The use of retrieval-augmented generation (RAG) to retrieve relevant information from an external knowledge source enables large language models (LLMs) to answer questions over private and/or previously unseen document collections. RAG works great for explicit retrieval tasks but fails during query focused summarization (QFS) tasks such as global questions directed at an entire text corpus.
To address this, Microsoft Research has come up with a new approach, GraphRAG, which uses the LLM to create a knowledge graph based on the private dataset. GraphRAG approach uses an LLM to build a graph-based text index in two stages: (1) a knowledge graph from source documents is created, (2) then generating summaries for groups of closely-related entities. When a question is posed, these summaries are used to create partial responses, which are then combined into a final answer for the user.
A typical Graph RAG pipeline uses an LLM-derived graph index of source document text. This index spans nodes (e.g., entities), edges (e.g., relationships), and covariates (e.g., claims) that have been detected, extracted, and summarized by LLM prompts tailored to the domain of the dataset. Community detection is used to partition the graph index into groups of elements (nodes, edges, covariates) that the LLM can summarize in parallel at both indexing time and query time. The “global answer” to a given query is produced using a final round of query-focused summarization over all community summaries reporting relevance to that query.

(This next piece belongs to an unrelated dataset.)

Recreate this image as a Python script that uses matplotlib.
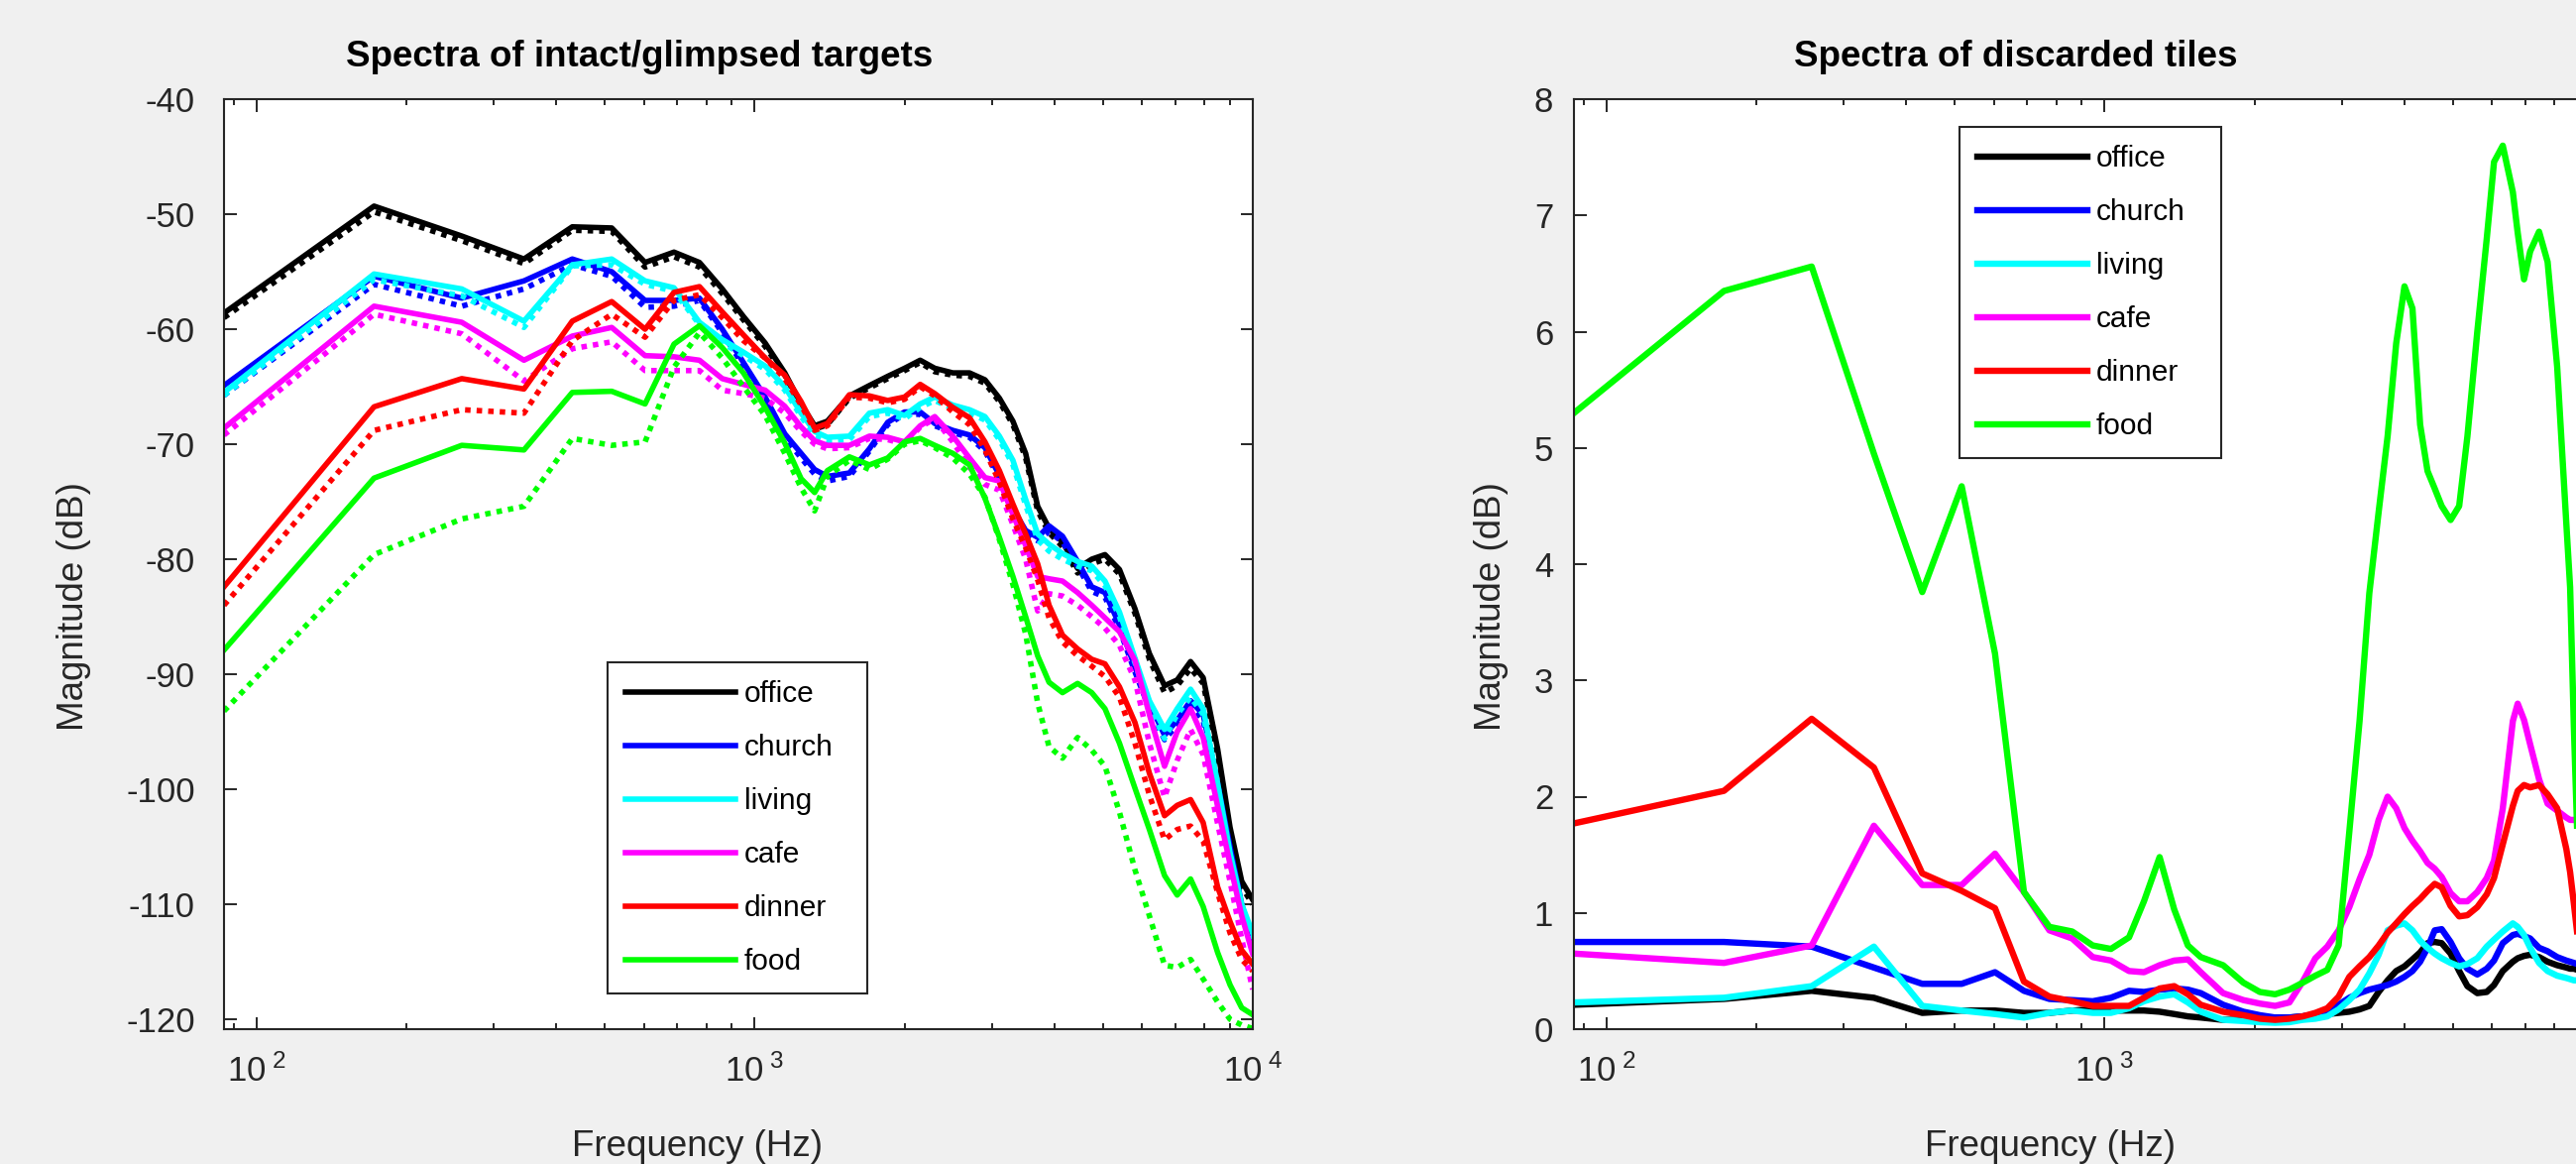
import numpy as np
import matplotlib.pyplot as plt
from matplotlib.ticker import FuncFormatter

plt.rcParams['font.family'] = ['Liberation Sans', 'DejaVu Sans']
plt.rcParams['mathtext.fontset'] = 'custom'
plt.rcParams['mathtext.rm'] = 'Liberation Sans'
plt.rcParams['mathtext.it'] = 'Liberation Sans'
plt.rcParams['axes.unicode_minus'] = False

names = ["office", "church", "living", "cafe", "dinner", "food"]
colors = ["#000000", "#0000ff", "#00ffff", "#ff00ff", "#ff0000", "#00ff00"]

# ---- left panel: spectra (dB), solid = intact, dotted = glimpsed
freq_l = [86.13, 172.3, 258.4, 344.5, 430.7, 516.8, 602.9, 689.1, 775.2, 861.3,
          950, 1050, 1150, 1240, 1320, 1400, 1550, 1700, 1850, 2000,
          2150, 2300, 2500, 2700, 2900, 3100, 3300, 3500, 3700, 3900,
          4150, 4450, 4750, 5050, 5400, 5800, 6200, 6650, 7050, 7500,
          7950, 8500, 9000, 9500, 9991]

office_s = [-58.6, -49.3, -51.9, -53.9, -51.1, -51.2, -54.2, -53.3, -54.2, -56.5,
            -58.9, -61.2, -63.8, -66.5, -68.4, -68.0, -65.8, -64.9, -64.1, -63.4,
            -62.7, -63.4, -63.8, -63.8, -64.4, -66.0, -68.0, -70.8, -75.4, -77.3,
            -78.5, -80.8, -80.0, -79.6, -80.9, -84.3, -88.2, -91.0, -90.5, -88.9,
            -90.3, -96.5, -103.3, -108.0, -109.6]
office_d = [-59.0, -49.8, -52.3, -54.3, -51.4, -51.5, -54.6, -53.7, -54.6, -56.9,
            -59.2, -61.5, -64.0, -66.7, -68.7, -68.3, -66.0, -65.1, -64.3, -63.6,
            -62.9, -63.7, -64.0, -64.1, -64.7, -66.3, -68.3, -71.2, -75.8, -77.7,
            -78.9, -81.2, -80.4, -80.0, -81.3, -84.7, -88.7, -91.6, -91.0, -89.5,
            -90.8, -97.0, -103.8, -108.5, -110.0]
church_s = [-64.9, -55.4, -57.3, -55.8, -53.9, -55.0, -57.5, -57.5, -57.3, -60.0,
            -62.9, -65.9, -69.1, -70.8, -72.2, -72.8, -72.5, -70.4, -68.1, -67.2,
            -67.2, -68.2, -68.8, -69.2, -70.3, -72.7, -75.6, -77.5, -78.1, -77.1,
            -78.0, -80.2, -82.4, -82.9, -85.7, -89.4, -92.5, -95.3, -94.0, -92.3,
            -93.5, -99.5, -105.0, -110.0, -113.3]
church_d = [-65.75, -56.1, -58.0, -56.5, -54.4, -55.4, -58.1, -58.0, -57.5, -60.3,
            -63.2, -66.2, -69.4, -71.2, -72.6, -73.2, -72.8, -70.6, -68.3, -67.4,
            -67.4, -68.4, -69.0, -69.4, -70.6, -73.0, -75.9, -77.8, -78.4, -77.6,
            -78.5, -80.6, -82.8, -83.3, -86.1, -89.8, -93.0, -95.7, -94.4, -92.7,
            -94.0, -100.0, -105.5, -110.5, -113.6]
living_s = [-65.5, -55.2, -56.5, -59.3, -54.4, -53.9, -55.8, -56.4, -59.4, -60.9,
            -62.0, -63.2, -65.0, -67.3, -68.9, -69.4, -69.3, -67.3, -67.0, -67.5,
            -66.5, -65.9, -66.6, -67.0, -67.6, -69.3, -71.4, -74.8, -77.8, -78.7,
            -79.5, -80.2, -80.6, -81.9, -84.6, -88.6, -92.3, -94.8, -93.0, -91.3,
            -93.0, -99.5, -105.5, -110.0, -112.5]
living_d = [-65.75, -55.7, -57.1, -59.85, -54.5, -54.4, -56.1, -56.7, -59.6, -61.2,
            -62.3, -63.5, -65.3, -67.6, -69.2, -69.7, -69.6, -67.6, -67.3, -67.8,
            -66.8, -66.2, -66.9, -67.3, -67.9, -69.6, -71.8, -75.3, -78.3, -79.3,
            -80.0, -80.6, -81.0, -82.3, -85.0, -89.0, -92.8, -95.6, -93.5, -92.0,
            -93.5, -100.0, -106.0, -110.5, -113.0]
cafe_s = [-68.6, -58.0, -59.4, -62.7, -60.6, -59.85, -62.3, -62.4, -62.7, -64.3,
          -64.8, -65.3, -66.7, -68.5, -69.7, -70.1, -70.1, -69.3, -69.4, -69.8,
          -68.4, -67.6, -69.3, -71.2, -72.9, -73.2, -76.1, -78.8, -81.5, -81.7,
          -81.9, -82.9, -84.0, -85.1, -86.3, -88.8, -93.5, -98.0, -95.0, -93.0,
          -95.5, -101.5, -106.5, -111.0, -114.3]
cafe_d = [-69.2, -58.7, -60.4, -64.5, -61.7, -61.1, -63.6, -63.6, -63.6, -65.3,
          -65.6, -66.0, -67.3, -68.9, -70.0, -70.4, -70.3, -69.5, -69.6, -70.0,
          -68.5, -67.8, -69.8, -72.0, -73.5, -74.0, -77.0, -80.0, -84.5, -83.0,
          -83.2, -84.0, -85.0, -86.0, -87.5, -90.5, -96.0, -100.7, -97.5, -94.8,
          -97.0, -103.0, -108.0, -113.0, -117.4]
dinner_s = [-82.4, -66.75, -64.3, -65.2, -59.3, -57.6, -60.0, -56.8, -56.3, -58.5,
            -60.5, -62.5, -64.0, -66.3, -68.6, -68.2, -65.7, -65.8, -66.2, -65.9,
            -64.8, -65.6, -66.8, -67.7, -69.8, -72.3, -75.2, -77.8, -80.4, -84.0,
            -86.6, -87.8, -88.7, -89.1, -91.1, -94.2, -98.6, -102.3, -101.4, -100.9,
            -102.9, -108.5, -111.5, -114.0, -115.2]
dinner_d = [-84.0, -68.8, -67.0, -67.3, -61.0, -58.7, -60.7, -57.5, -57.0, -59.0,
            -61.0, -62.5, -64.3, -66.6, -68.8, -68.4, -65.9, -66.0, -66.4, -66.1,
            -65.0, -65.8, -67.2, -68.3, -70.5, -73.3, -76.5, -79.0, -81.8, -85.1,
            -87.2, -88.4, -89.3, -90.2, -92.0, -96.0, -100.5, -104.4, -103.5, -103.2,
            -104.5, -109.0, -112.5, -114.8, -115.8]
food_s = [-87.9, -72.95, -70.1, -70.5, -65.5, -65.4, -66.5, -61.3, -59.7, -61.6,
          -63.8, -66.8, -69.9, -73.0, -74.2, -72.3, -71.1, -71.8, -71.2, -69.8,
          -69.5, -70.1, -70.8, -71.8, -74.7, -78.1, -81.5, -85.0, -88.4, -90.7,
          -91.6, -90.8, -91.6, -93.0, -96.0, -99.9, -103.5, -107.5, -109.2, -107.8,
          -110.2, -114.2, -117.0, -119.0, -119.6]
food_d = [-93.2, -79.6, -76.5, -75.4, -69.5, -70.1, -69.8, -63.3, -60.3, -62.5,
          -65.0, -67.5, -70.8, -73.8, -75.8, -72.8, -71.4, -72.2, -71.3, -70.0,
          -69.7, -70.3, -71.2, -72.6, -74.6, -78.3, -82.2, -86.5, -92.5, -96.3,
          -97.3, -95.5, -96.6, -98.0, -102.0, -107.0, -111.0, -115.3, -115.5, -114.8,
          -116.5, -118.5, -120.0, -120.5, -120.8]

# ---- right panel: discarded tiles
freq_r = [86.13, 172.3, 258.4, 344.5, 430.7, 516.8, 602.9, 689.1, 775.2, 861.3,
          947, 1030, 1120, 1200, 1290, 1380, 1470, 1560, 1730, 1900,
          2050, 2200, 2350, 2500, 2650, 2800, 2950, 3100, 3250, 3400,
          3550, 3700, 3850, 4000, 4150, 4300, 4450, 4600, 4750, 4950,
          5150, 5350, 5600, 5850, 6050, 6300, 6600, 6750, 6950, 7150,
          7450, 7750, 8100, 8450, 8600, 8750, 8900]

office_r = [0.21, 0.26, 0.33, 0.27, 0.14, 0.16, 0.16, 0.14, 0.14, 0.16,
            0.17, 0.16, 0.16, 0.16, 0.15, 0.13, 0.11, 0.10, 0.08, 0.08,
            0.09, 0.10, 0.10, 0.11, 0.12, 0.13, 0.14, 0.15, 0.17, 0.20,
            0.32, 0.42, 0.50, 0.54, 0.60, 0.66, 0.74, 0.75, 0.74, 0.65,
            0.50, 0.37, 0.31, 0.32, 0.38, 0.50, 0.58, 0.61, 0.63, 0.64,
            0.62, 0.58, 0.55, 0.53, 0.52, 0.52, 0.51]
church_r = [0.75, 0.75, 0.71, 0.53, 0.39, 0.39, 0.49, 0.33, 0.26, 0.25,
            0.24, 0.27, 0.33, 0.32, 0.34, 0.35, 0.34, 0.31, 0.21, 0.15,
            0.12, 0.10, 0.10, 0.11, 0.13, 0.16, 0.21, 0.27, 0.31, 0.34,
            0.36, 0.38, 0.41, 0.45, 0.50, 0.58, 0.70, 0.85, 0.86, 0.75,
            0.61, 0.52, 0.47, 0.52, 0.59, 0.74, 0.81, 0.82, 0.80, 0.78,
            0.70, 0.67, 0.62, 0.59, 0.58, 0.57, 0.56]
living_r = [0.23, 0.27, 0.37, 0.71, 0.20, 0.16, 0.13, 0.10, 0.14, 0.16,
            0.14, 0.14, 0.18, 0.24, 0.28, 0.30, 0.23, 0.15, 0.08, 0.07,
            0.06, 0.055, 0.06, 0.08, 0.09, 0.11, 0.17, 0.25, 0.34, 0.48,
            0.64, 0.85, 0.89, 0.91, 0.85, 0.76, 0.70, 0.65, 0.61, 0.57,
            0.54, 0.56, 0.61, 0.71, 0.77, 0.84, 0.91, 0.88, 0.81, 0.70,
            0.57, 0.50, 0.46, 0.44, 0.43, 0.42, 0.42]
cafe_r = [0.65, 0.57, 0.72, 1.75, 1.24, 1.24, 1.51, 1.18, 0.85, 0.78,
          0.62, 0.59, 0.50, 0.49, 0.55, 0.59, 0.60, 0.49, 0.31, 0.25,
          0.22, 0.20, 0.23, 0.41, 0.61, 0.71, 0.85, 1.05, 1.29, 1.50,
          1.80, 2.00, 1.90, 1.73, 1.62, 1.53, 1.43, 1.38, 1.31, 1.17,
          1.10, 1.10, 1.18, 1.30, 1.45, 1.90, 2.65, 2.80, 2.66, 2.45,
          2.15, 1.94, 1.88, 1.82, 1.80, 1.80, 1.79]
dinner_r = [1.77, 2.05, 2.67, 2.25, 1.34, 1.19, 1.04, 0.41, 0.28, 0.24,
            0.20, 0.20, 0.20, 0.27, 0.35, 0.37, 0.30, 0.21, 0.15, 0.12,
            0.09, 0.08, 0.09, 0.11, 0.14, 0.18, 0.28, 0.45, 0.54, 0.62,
            0.72, 0.83, 0.91, 0.99, 1.06, 1.12, 1.19, 1.25, 1.22, 1.06,
            0.97, 0.98, 1.05, 1.16, 1.30, 1.59, 1.92, 2.05, 2.10, 2.08,
            2.10, 2.02, 1.90, 1.55, 1.35, 1.08, 0.80]
food_r = [5.30, 6.35, 6.56, 4.95, 3.76, 4.67, 3.23, 1.18, 0.88, 0.84,
          0.72, 0.69, 0.79, 1.10, 1.48, 1.03, 0.72, 0.62, 0.55, 0.40,
          0.32, 0.30, 0.34, 0.40, 0.46, 0.51, 0.72, 1.70, 2.65, 3.75,
          4.45, 5.10, 5.90, 6.39, 6.20, 5.20, 4.80, 4.65, 4.50, 4.38,
          4.50, 5.10, 6.00, 6.80, 7.46, 7.60, 7.20, 6.85, 6.45, 6.69,
          6.86, 6.60, 5.70, 4.35, 3.80, 2.60, 1.60]

solid_l = [office_s, church_s, living_s, cafe_s, dinner_s, food_s]
dotted_l = [office_d, church_d, living_d, cafe_d, dinner_d, food_d]
lines_r = [office_r, church_r, living_r, cafe_r, dinner_r, food_r]

W, H = 2599, 1174
fig = plt.figure(figsize=(W / 100, H / 100), dpi=100, facecolor='#f0f0f0')
axL = fig.add_axes([226 / W, 1 - 1038 / H, 1038 / W, 938 / H])
axR = fig.add_axes([1588 / W, 1 - 1038 / H, 1038 / W, 938 / H])

for name, c, s, d in zip(names, colors, solid_l, dotted_l):
    axL.plot(freq_l, s, color=c, lw=4.0, label=name)
    axL.plot(freq_l, d, color=c, lw=4.0, ls=(0, (1, 1.1)), dash_capstyle='butt')

for name, c, v in zip(names, colors, lines_r):
    axR.plot(freq_r, v, color=c, lw=4.6, label=name)

dark = '#262626'
expfmt = FuncFormatter(lambda v, p: r'$\mathregular{10^{\ %d}}$' % round(np.log10(v)))

for ax in (axL, axR):
    ax.set_xscale('log')
    ax.set_xlim(86.13, 10000)
    ax.xaxis.set_major_formatter(expfmt)
    ax.tick_params(which='both', direction='in', top=True, right=True,
                   color=dark, width=1.4, labelcolor=dark)
    ax.tick_params(which='major', length=9, labelsize=25)
    ax.tick_params(which='minor', length=4.5)
    ax.tick_params(axis='x', pad=18)
    for sp in ax.spines.values():
        sp.set_linewidth(1.5)
        sp.set_color(dark)
    ax.set_ylabel('Magnitude (dB)', fontsize=26.5, color=dark)
    ax.set_xlabel('Frequency (Hz)', fontsize=26.5, color=dark)
    ax.xaxis.label.set_va('center')
    ax.yaxis.label.set_va('center')

axL.set_ylim(-120.86, -40)
axL.set_yticks(np.arange(-120, -39, 10))
axL.tick_params(axis='y', pad=21)
axR.set_ylim(0, 8)
axR.set_yticks(np.arange(0, 9, 1))
axR.tick_params(axis='y', pad=15)

axL.yaxis.set_label_coords(-0.1455, 0.455)
axR.yaxis.set_label_coords(-0.080, 0.455)
axL.xaxis.set_label_coords(0.46, -0.126)
axR.xaxis.set_label_coords(0.4626, -0.126)

axL.set_title('Spectra of intact/glimpsed targets', fontsize=26.5,
              fontweight='bold', x=0.404, pad=24)
axR.set_title('Spectra of discarded tiles', fontsize=26.5,
              fontweight='bold', x=0.429, pad=24)

# legend boxes: (x0, y_top, width) in axes fraction
for ax, (x0, ytop, wd) in ((axL, (0.373, 0.394, 0.252)), (axR, (0.375, 0.970, 0.254))):
    leg = ax.legend(loc='upper left', bbox_to_anchor=(x0, ytop - 0.4, wd, 0.4),
                    mode='expand', fontsize=21.5,
                    handlelength=3.7, handletextpad=0.3, labelspacing=0.87,
                    borderpad=0.6, borderaxespad=0, fancybox=False,
                    framealpha=1, edgecolor=dark)
    leg.get_frame().set_linewidth(1.5)

fig.savefig('out.png', dpi=100, facecolor=fig.get_facecolor())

Unlike previous methods that utilize the structured retrieval and traversal capabilities of graph indexes, Graph RAG prioritizes an untapped aspect of graphs: their built-in modularity. It emphasizes the capacity of community detection algorithms to divide graphs into cohesive clusters of closely-connected nodes. LLM-generated summaries of these community descriptions provide complete coverage of the underlying graph index and the input documents it represents. Query-focused summarization of an entire corpus is then made possible using a map-reduce approach: first using each community summary to answer the query independently and in parallel, then summarizing all relevant partial answers into a final global answer.